- What is required -
Give back exactly the lines from the beginning of the listing below to the line holding "p.ygrid.grid_line_width = 1.5", both ends included; the pictures stay out.

- Data provided -
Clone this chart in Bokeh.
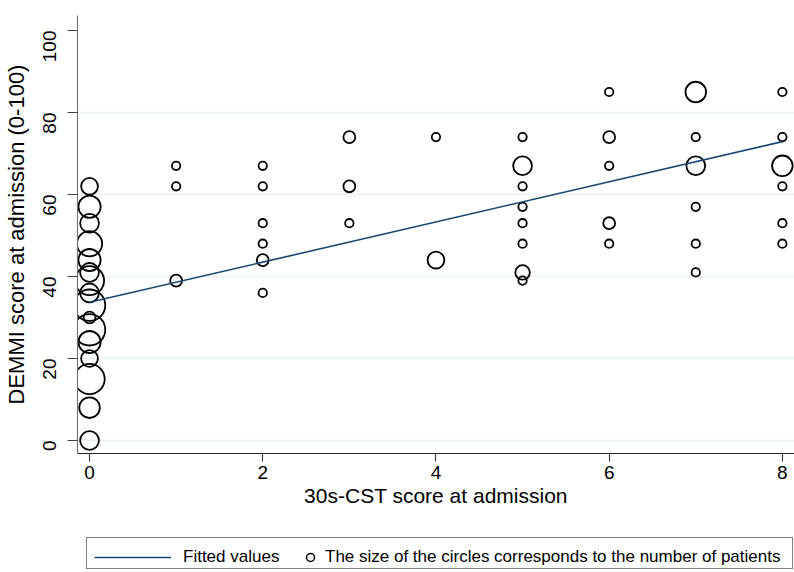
import math
from bokeh.plotting import figure
from bokeh.layouts import column
from bokeh.models import Range1d, FixedTicker, Legend, LegendItem, ColumnDataSource
from bokeh.embed import file_html
from bokeh.resources import INLINE

# ---- data ----
cst_score = [0] * 16 + [1] * 3 + [2] * 6 + [3] * 3 + [4] * 2 + [5] * 8 + [6] * 5 + [7] * 6 + [8] * 6
demmi_score = (
    [0, 8, 15, 20, 24, 27, 30, 33, 36, 39, 41, 44, 48, 53, 57, 62]
    + [39, 62, 67]
    + [36, 44, 48, 53, 62, 67]
    + [53, 62, 74]
    + [44, 74]
    + [39, 41, 48, 53, 57, 62, 67, 74]
    + [48, 53, 67, 74, 85]
    + [41, 48, 57, 67, 74, 85]
    + [48, 53, 62, 67, 74, 85]
)
n_patients = (
    [5, 6, 13, 4, 7, 14, 2, 14, 5, 12, 5, 7, 9, 5, 7, 4]
    + [2, 1, 1]
    + [1, 2, 1, 1, 1, 1]
    + [1, 2, 2]
    + [4, 1]
    + [1, 3, 1, 1, 1, 1, 5, 1]
    + [1, 2, 1, 2, 1]
    + [1, 1, 1, 5, 1, 6]
    + [1, 1, 1, 6, 1, 1]
)
fit_x = [0, 8]
fit_y = [33.7, 72.9]

x_ticks = [0, 2, 4, 6, 8]
y_ticks = [0, 20, 40, 60, 80, 100]
y_grid = [0, 20, 40, 60, 80]

legend_labels = ["Fitted values",
                 "The size of the circles corresponds to the number of patients"]

FONT = "Liberation Sans"
FIT_COLOR = "#1a476f"
NAN = float("nan")

p = figure(
    width=794, height=534,
    x_range=Range1d(-0.139, 8.14), y_range=Range1d(-3.17, 103.66),
    output_backend="svg", toolbar_location=None,
    min_border_left=77, min_border_right=0, min_border_top=15, min_border_bottom=81,
    background_fill_color="white", border_fill_color="white",
)
p.outline_line_color = None

# grid
p.xgrid.visible = False
p.ygrid.ticker = FixedTicker(ticks=y_grid)
p.ygrid.grid_line_color = "#eaf2f3"
p.ygrid.grid_line_width = 1.5

# axes
p.xaxis.ticker = FixedTicker(ticks=x_ticks)
p.yaxis.ticker = FixedTicker(ticks=y_ticks)
for ax in (p.xaxis[0], p.yaxis[0]):
    ax.minor_tick_line_color = None
    ax.major_tick_in = 0
    ax.major_tick_line_color = "#444444"
    ax.major_tick_line_width = 1.2
    ax.axis_line_color = "#222222"
    ax.axis_line_width = 1.2
    ax.major_label_text_font = FONT
    ax.major_label_text_font_size = "19px"
    ax.major_label_text_color = "black"
    ax.axis_label_text_font = FONT
    ax.axis_label_text_font_style = "normal"
    ax.axis_label_text_color = "black"
p.xaxis.axis_label_text_font_size = "21px"
p.yaxis.axis_label_text_font_size = "22px"
p.yaxis.axis_line_color = "#777777"
p.xaxis.axis_label = "30s-CST score at admission"
p.yaxis.axis_label = "DEMMI score at admission (0-100)"
p.yaxis.major_label_orientation = math.pi / 2
p.xaxis.major_tick_out = 8
p.yaxis.major_tick_out = 10
p.xaxis.major_label_standoff = 4
p.xaxis.axis_label_standoff = 2
p.yaxis.major_label_standoff = 18
p.yaxis.axis_label_standoff = 5

# data
src = ColumnDataSource(dict(
    x=cst_score, y=demmi_score, n=n_patients,
    s=[8.4 * math.sqrt(v) for v in n_patients],
))
p.scatter("x", "y", size="s", source=src, marker="circle",
          fill_color=None, line_color="black", line_width=1.8)
p.line(fit_x, fit_y, line_color=FIT_COLOR, line_width=1.6)

# ---- legend strip (separate small figure below, frame aligned with the plot) ----
lg = figure(
    width=794, height=38, x_range=Range1d(0, 1), y_range=Range1d(0, 1),
    output_backend="svg", toolbar_location=None,
    x_axis_type=None, y_axis_type=None,
    min_border_left=0, min_border_right=0, min_border_top=0, min_border_bottom=0,
    background_fill_color="white", border_fill_color="white",
)
lg.outline_line_color = None
lg.xgrid.visible = False
lg.ygrid.visible = False

# legend proxies: NaN data so nothing is drawn in the strip itself
blank_r = lg.scatter([NAN], [NAN], size=1, line_alpha=0, fill_alpha=0)
fit_leg_r = lg.line([NAN], [NAN], line_color=FIT_COLOR, line_width=1.6)
circle_leg_r = lg.scatter([NAN], [NAN], marker="circle", fill_color=None,
                          line_color="black", line_width=1.5)

common = dict(orientation="horizontal", margin=0, glyph_height=20, label_height=20,
              label_text_font=FONT, label_text_font_size="17px",
              label_text_color="black")

# the legend frame
legend_box = Legend(
    items=[LegendItem(label=" ", renderers=[blank_r])],
    location=(9, 3), glyph_width=20, label_standoff=0, label_width=675,
    spacing=0, padding=5,
    border_line_color="black", border_line_width=1,
    background_fill_color="white", background_fill_alpha=1,
    **common,
)
# the two keys, drawn over the frame
legend_fit = Legend(
    items=[LegendItem(label=legend_labels[0], renderers=[fit_leg_r])],
    location=(17, 5), glyph_width=77, label_standoff=12, spacing=0, padding=0,
    border_line_color=None, background_fill_alpha=0,
    **common,
)
legend_size = Legend(
    items=[LegendItem(label=legend_labels[1], renderers=[circle_leg_r])],
    location=(223, 5), glyph_width=20, label_standoff=5, spacing=0, padding=0,
    border_line_color=None, background_fill_alpha=0,
    **common,
)
lg.add_layout(legend_box, "center")
lg.add_layout(legend_fit, "center")
lg.add_layout(legend_size, "center")

layout = column(p, lg, spacing=0)
open("out.html", "w").write(file_html(layout, INLINE))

- Full solution -
Clone this chart in Bokeh.
import math
from bokeh.plotting import figure
from bokeh.layouts import column
from bokeh.models import Range1d, FixedTicker, Legend, LegendItem, ColumnDataSource
from bokeh.embed import file_html
from bokeh.resources import INLINE

# ---- data ----
cst_score = [0] * 16 + [1] * 3 + [2] * 6 + [3] * 3 + [4] * 2 + [5] * 8 + [6] * 5 + [7] * 6 + [8] * 6
demmi_score = (
    [0, 8, 15, 20, 24, 27, 30, 33, 36, 39, 41, 44, 48, 53, 57, 62]
    + [39, 62, 67]
    + [36, 44, 48, 53, 62, 67]
    + [53, 62, 74]
    + [44, 74]
    + [39, 41, 48, 53, 57, 62, 67, 74]
    + [48, 53, 67, 74, 85]
    + [41, 48, 57, 67, 74, 85]
    + [48, 53, 62, 67, 74, 85]
)
n_patients = (
    [5, 6, 13, 4, 7, 14, 2, 14, 5, 12, 5, 7, 9, 5, 7, 4]
    + [2, 1, 1]
    + [1, 2, 1, 1, 1, 1]
    + [1, 2, 2]
    + [4, 1]
    + [1, 3, 1, 1, 1, 1, 5, 1]
    + [1, 2, 1, 2, 1]
    + [1, 1, 1, 5, 1, 6]
    + [1, 1, 1, 6, 1, 1]
)
fit_x = [0, 8]
fit_y = [33.7, 72.9]

x_ticks = [0, 2, 4, 6, 8]
y_ticks = [0, 20, 40, 60, 80, 100]
y_grid = [0, 20, 40, 60, 80]

legend_labels = ["Fitted values",
                 "The size of the circles corresponds to the number of patients"]

FONT = "Liberation Sans"
FIT_COLOR = "#1a476f"
NAN = float("nan")

p = figure(
    width=794, height=534,
    x_range=Range1d(-0.139, 8.14), y_range=Range1d(-3.17, 103.66),
    output_backend="svg", toolbar_location=None,
    min_border_left=77, min_border_right=0, min_border_top=15, min_border_bottom=81,
    background_fill_color="white", border_fill_color="white",
)
p.outline_line_color = None

# grid
p.xgrid.visible = False
p.ygrid.ticker = FixedTicker(ticks=y_grid)
p.ygrid.grid_line_color = "#eaf2f3"
p.ygrid.grid_line_width = 1.5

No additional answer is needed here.